### Task directions
Give an exact copy of every line, leaving images out.

### Data lines
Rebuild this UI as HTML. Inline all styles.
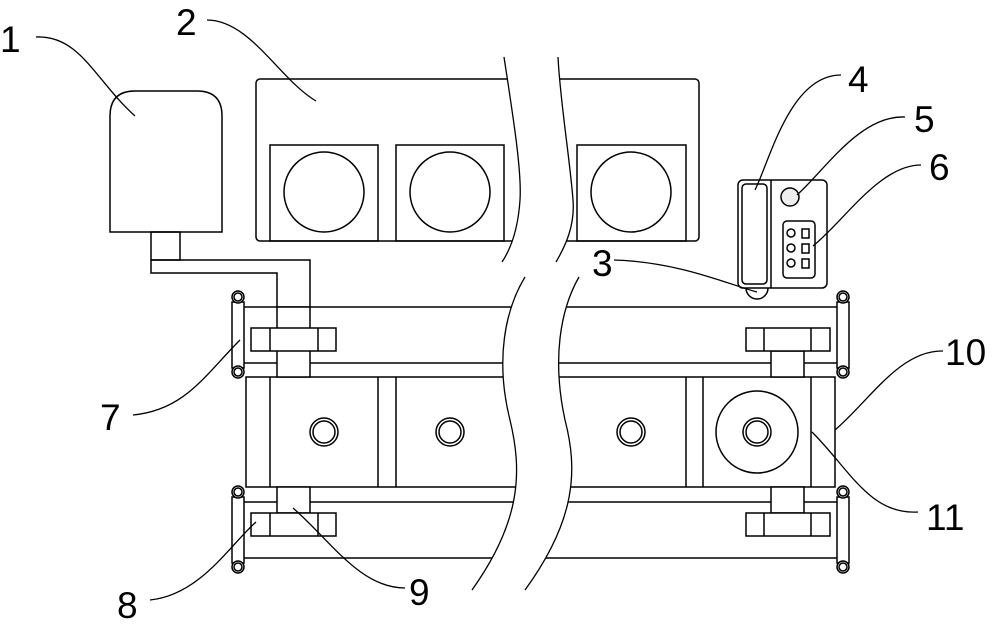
<!DOCTYPE html>
<html><head><style>
html,body{margin:0;padding:0;background:#fff;}
svg{display:block;}
text{font-family:"Liberation Sans",sans-serif;font-size:37px;fill:#000;}
</style></head><body>
<svg width="1000" height="624" viewBox="0 0 1000 624" xmlns="http://www.w3.org/2000/svg">
<g fill="none" stroke="#000" stroke-width="1.5">
<!-- tank 1 -->
<path d="M110,232 V116 Q110,91 135,91 H197 Q222,91 222,116 V232 Z"/>
<rect x="151" y="232" width="29" height="28"/>
<path d="M151,260 H310 V307 M151,260 V273 H277 V307"/>
<!-- panel 2 -->
<rect x="256" y="79" width="443" height="162" rx="4"/>
<rect x="270" y="145" width="108" height="96"/>
<rect x="396" y="145" width="108" height="96"/>
<rect x="577" y="145" width="109" height="96"/>
<circle cx="324" cy="192" r="40"/>
<circle cx="450" cy="192" r="40"/>
<circle cx="631" cy="192" r="40"/>
<!-- phone device -->
<rect x="738" y="180" width="89" height="108" rx="5"/>
<line x1="771" y1="180" x2="771" y2="288"/>
<rect x="742" y="184" width="25" height="100" rx="4"/>
<path d="M746,288 A11,11 0 0 0 768,288"/>
<circle cx="790" cy="197" r="9" fill="#eee" stroke-dasharray="none"/>
<rect x="783" y="221" width="32" height="57" rx="4"/>
<circle cx="791" cy="233" r="4"/><circle cx="791" cy="248" r="4"/><circle cx="791" cy="263" r="4"/>
<rect x="802" y="229" width="7" height="9"/><rect x="802" y="244" width="7" height="9"/><rect x="802" y="259" width="7" height="9"/>
<!-- upper frame -->
<line x1="244" y1="307" x2="837" y2="307"/>
<line x1="244" y1="363" x2="837" y2="363"/>
<rect x="232" y="302" width="12" height="66"/>
<rect x="837" y="302" width="12" height="66"/>
<!-- box section -->
<rect x="246" y="377" width="589" height="110"/>
<line x1="270" y1="377" x2="270" y2="487"/>
<line x1="378" y1="377" x2="378" y2="487"/>
<line x1="396" y1="377" x2="396" y2="487"/>
<line x1="686" y1="377" x2="686" y2="487"/>
<line x1="703" y1="377" x2="703" y2="487"/>
<line x1="811" y1="377" x2="811" y2="487"/>
<!-- lower frame -->
<line x1="244" y1="502" x2="837" y2="502"/>
<line x1="244" y1="558" x2="837" y2="558"/>
<rect x="232" y="497" width="12" height="66"/>
<rect x="837" y="497" width="12" height="66"/>
<!-- shafts -->
<rect x="277" y="307" width="33" height="70" fill="#fff"/>
<rect x="277" y="487" width="33" height="26" fill="#fff"/>
<rect x="771" y="351" width="33" height="26" fill="#fff"/>
<rect x="771" y="487" width="33" height="26" fill="#fff"/>
<!-- brackets -->
<rect x="251" y="328" width="85" height="23" fill="#fff"/><line x1="270" y1="328" x2="270" y2="351"/><line x1="318" y1="328" x2="318" y2="351"/>
<rect x="251" y="513" width="85" height="23" fill="#fff"/><line x1="270" y1="513" x2="270" y2="536"/><line x1="318" y1="513" x2="318" y2="536"/>
<rect x="746" y="328" width="84" height="23" fill="#fff"/><line x1="764" y1="328" x2="764" y2="351"/><line x1="811" y1="328" x2="811" y2="351"/>
<rect x="746" y="513" width="84" height="23" fill="#fff"/><line x1="764" y1="513" x2="764" y2="536"/><line x1="811" y1="513" x2="811" y2="536"/>
<!-- lugs -->
<g fill="#fff">
<circle cx="238" cy="297" r="6"/><circle cx="238" cy="372" r="6"/><circle cx="238" cy="492" r="6"/><circle cx="238" cy="567" r="6"/>
<circle cx="843" cy="297" r="6"/><circle cx="843" cy="372" r="6"/><circle cx="843" cy="492" r="6"/><circle cx="843" cy="567" r="6"/>
</g>
<g>
<circle cx="238" cy="297" r="4"/><circle cx="238" cy="372" r="4"/><circle cx="238" cy="492" r="4"/><circle cx="238" cy="567" r="4"/>
<circle cx="843" cy="297" r="4"/><circle cx="843" cy="372" r="4"/><circle cx="843" cy="492" r="4"/><circle cx="843" cy="567" r="4"/>
</g>
<!-- hubs -->
<circle cx="757" cy="432" r="41"/>
<circle cx="324" cy="432" r="14"/><circle cx="324" cy="432" r="11"/>
<circle cx="450" cy="432" r="14"/><circle cx="450" cy="432" r="11"/>
<circle cx="631" cy="432" r="14"/><circle cx="631" cy="432" r="11"/>
<circle cx="757" cy="432" r="14"/><circle cx="757" cy="432" r="11"/>
</g>
<!-- break masks -->
<path d="M504,57 C512,110 522,170 520,200 C518,230 510,250 502,262 L556,262 C566,245 575,225 573,200 C570,160 560,100 558,57 Z" fill="#fff"/>
<path d="M525,277 C505,310 495,360 510,420 C522,470 522,520 472,590 L525,590 C576,520 578,470 565,420 C552,360 560,310 579,277 Z" fill="#fff"/>
<g fill="none" stroke="#000" stroke-width="1.3">
<path d="M504,57 C512,110 522,170 520,200 C518,230 510,250 502,262"/>
<path d="M558,57 C560,100 570,160 573,200 C575,225 566,245 556,262"/>
<path d="M525,277 C505,310 495,360 510,420 C522,470 522,520 472,590"/>
<path d="M579,277 C560,310 552,360 565,420 C578,470 576,520 525,590"/>
<!-- leaders -->
<path d="M36,37 C80,35 95,80 135,116"/>
<path d="M207,20 C250,20 280,80 316,101"/>
<path d="M841,75 C790,75 770,160 755,190"/>
<path d="M905,117 C860,115 825,170 797,195"/>
<path d="M921,165 C880,165 845,220 813,246"/>
<path d="M614,260 C680,262 730,285 757,292"/>
<path d="M133,415 C185,410 205,375 240,340"/>
<path d="M150,600 C200,595 230,545 256,522"/>
<path d="M405,588 C360,588 330,540 293,508"/>
<path d="M943,351 C900,350 870,400 835,430"/>
<path d="M918,512 C870,515 850,470 812,432"/>
</g>
<text x="0" y="52">1</text>
<text x="176" y="35">2</text>
<text x="592" y="276">3</text>
<text x="848" y="92">4</text>
<text x="914" y="132">5</text>
<text x="929" y="180">6</text>
<text x="100" y="430">7</text>
<text x="117" y="618">8</text>
<text x="409" y="605">9</text>
<text x="945" y="365">10</text>
<text x="926" y="530">11</text>
</svg>
</body></html>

### Final result
Rebuild this UI as HTML. Inline all styles.
<!DOCTYPE html>
<html><head><style>
html,body{margin:0;padding:0;background:#fff;}
svg{display:block;}
text{font-family:"Liberation Sans",sans-serif;font-size:37px;fill:#000;}
</style></head><body>
<svg width="1000" height="624" viewBox="0 0 1000 624" xmlns="http://www.w3.org/2000/svg">
<g fill="none" stroke="#000" stroke-width="1.5">
<!-- tank 1 -->
<path d="M110,232 V116 Q110,91 135,91 H197 Q222,91 222,116 V232 Z"/>
<rect x="151" y="232" width="29" height="28"/>
<path d="M151,260 H310 V307 M151,260 V273 H277 V307"/>
<!-- panel 2 -->
<rect x="256" y="79" width="443" height="162" rx="4"/>
<rect x="270" y="145" width="108" height="96"/>
<rect x="396" y="145" width="108" height="96"/>
<rect x="577" y="145" width="109" height="96"/>
<circle cx="324" cy="192" r="40"/>
<circle cx="450" cy="192" r="40"/>
<circle cx="631" cy="192" r="40"/>
<!-- phone device -->
<rect x="738" y="180" width="89" height="108" rx="5"/>
<line x1="771" y1="180" x2="771" y2="288"/>
<rect x="742" y="184" width="25" height="100" rx="4"/>
<path d="M746,288 A11,11 0 0 0 768,288"/>
<circle cx="790" cy="197" r="9" fill="#eee" stroke-dasharray="none"/>
<rect x="783" y="221" width="32" height="57" rx="4"/>
<circle cx="791" cy="233" r="4"/><circle cx="791" cy="248" r="4"/><circle cx="791" cy="263" r="4"/>
<rect x="802" y="229" width="7" height="9"/><rect x="802" y="244" width="7" height="9"/><rect x="802" y="259" width="7" height="9"/>
<!-- upper frame -->
<line x1="244" y1="307" x2="837" y2="307"/>
<line x1="244" y1="363" x2="837" y2="363"/>
<rect x="232" y="302" width="12" height="66"/>
<rect x="837" y="302" width="12" height="66"/>
<!-- box section -->
<rect x="246" y="377" width="589" height="110"/>
<line x1="270" y1="377" x2="270" y2="487"/>
<line x1="378" y1="377" x2="378" y2="487"/>
<line x1="396" y1="377" x2="396" y2="487"/>
<line x1="686" y1="377" x2="686" y2="487"/>
<line x1="703" y1="377" x2="703" y2="487"/>
<line x1="811" y1="377" x2="811" y2="487"/>
<!-- lower frame -->
<line x1="244" y1="502" x2="837" y2="502"/>
<line x1="244" y1="558" x2="837" y2="558"/>
<rect x="232" y="497" width="12" height="66"/>
<rect x="837" y="497" width="12" height="66"/>
<!-- shafts -->
<rect x="277" y="307" width="33" height="70" fill="#fff"/>
<rect x="277" y="487" width="33" height="26" fill="#fff"/>
<rect x="771" y="351" width="33" height="26" fill="#fff"/>
<rect x="771" y="487" width="33" height="26" fill="#fff"/>
<!-- brackets -->
<rect x="251" y="328" width="85" height="23" fill="#fff"/><line x1="270" y1="328" x2="270" y2="351"/><line x1="318" y1="328" x2="318" y2="351"/>
<rect x="251" y="513" width="85" height="23" fill="#fff"/><line x1="270" y1="513" x2="270" y2="536"/><line x1="318" y1="513" x2="318" y2="536"/>
<rect x="746" y="328" width="84" height="23" fill="#fff"/><line x1="764" y1="328" x2="764" y2="351"/><line x1="811" y1="328" x2="811" y2="351"/>
<rect x="746" y="513" width="84" height="23" fill="#fff"/><line x1="764" y1="513" x2="764" y2="536"/><line x1="811" y1="513" x2="811" y2="536"/>
<!-- lugs -->
<g fill="#fff">
<circle cx="238" cy="297" r="6"/><circle cx="238" cy="372" r="6"/><circle cx="238" cy="492" r="6"/><circle cx="238" cy="567" r="6"/>
<circle cx="843" cy="297" r="6"/><circle cx="843" cy="372" r="6"/><circle cx="843" cy="492" r="6"/><circle cx="843" cy="567" r="6"/>
</g>
<g>
<circle cx="238" cy="297" r="4"/><circle cx="238" cy="372" r="4"/><circle cx="238" cy="492" r="4"/><circle cx="238" cy="567" r="4"/>
<circle cx="843" cy="297" r="4"/><circle cx="843" cy="372" r="4"/><circle cx="843" cy="492" r="4"/><circle cx="843" cy="567" r="4"/>
</g>
<!-- hubs -->
<circle cx="757" cy="432" r="41"/>
<circle cx="324" cy="432" r="14"/><circle cx="324" cy="432" r="11"/>
<circle cx="450" cy="432" r="14"/><circle cx="450" cy="432" r="11"/>
<circle cx="631" cy="432" r="14"/><circle cx="631" cy="432" r="11"/>
<circle cx="757" cy="432" r="14"/><circle cx="757" cy="432" r="11"/>
</g>
<!-- break masks -->
<path d="M504,57 C512,110 522,170 520,200 C518,230 510,250 502,262 L556,262 C566,245 575,225 573,200 C570,160 560,100 558,57 Z" fill="#fff"/>
<path d="M525,277 C505,310 495,360 510,420 C522,470 522,520 472,590 L525,590 C576,520 578,470 565,420 C552,360 560,310 579,277 Z" fill="#fff"/>
<g fill="none" stroke="#000" stroke-width="1.3">
<path d="M504,57 C512,110 522,170 520,200 C518,230 510,250 502,262"/>
<path d="M558,57 C560,100 570,160 573,200 C575,225 566,245 556,262"/>
<path d="M525,277 C505,310 495,360 510,420 C522,470 522,520 472,590"/>
<path d="M579,277 C560,310 552,360 565,420 C578,470 576,520 525,590"/>
<!-- leaders -->
<path d="M36,37 C80,35 95,80 135,116"/>
<path d="M207,20 C250,20 280,80 316,101"/>
<path d="M841,75 C790,75 770,160 755,190"/>
<path d="M905,117 C860,115 825,170 797,195"/>
<path d="M921,165 C880,165 845,220 813,246"/>
<path d="M614,260 C680,262 730,285 757,292"/>
<path d="M133,415 C185,410 205,375 240,340"/>
<path d="M150,600 C200,595 230,545 256,522"/>
<path d="M405,588 C360,588 330,540 293,508"/>
<path d="M943,351 C900,350 870,400 835,430"/>
<path d="M918,512 C870,515 850,470 812,432"/>
</g>
<text x="0" y="52">1</text>
<text x="176" y="35">2</text>
<text x="592" y="276">3</text>
<text x="848" y="92">4</text>
<text x="914" y="132">5</text>
<text x="929" y="180">6</text>
<text x="100" y="430">7</text>
<text x="117" y="618">8</text>
<text x="409" y="605">9</text>
<text x="945" y="365">10</text>
<text x="926" y="530">11</text>
</svg>
</body></html>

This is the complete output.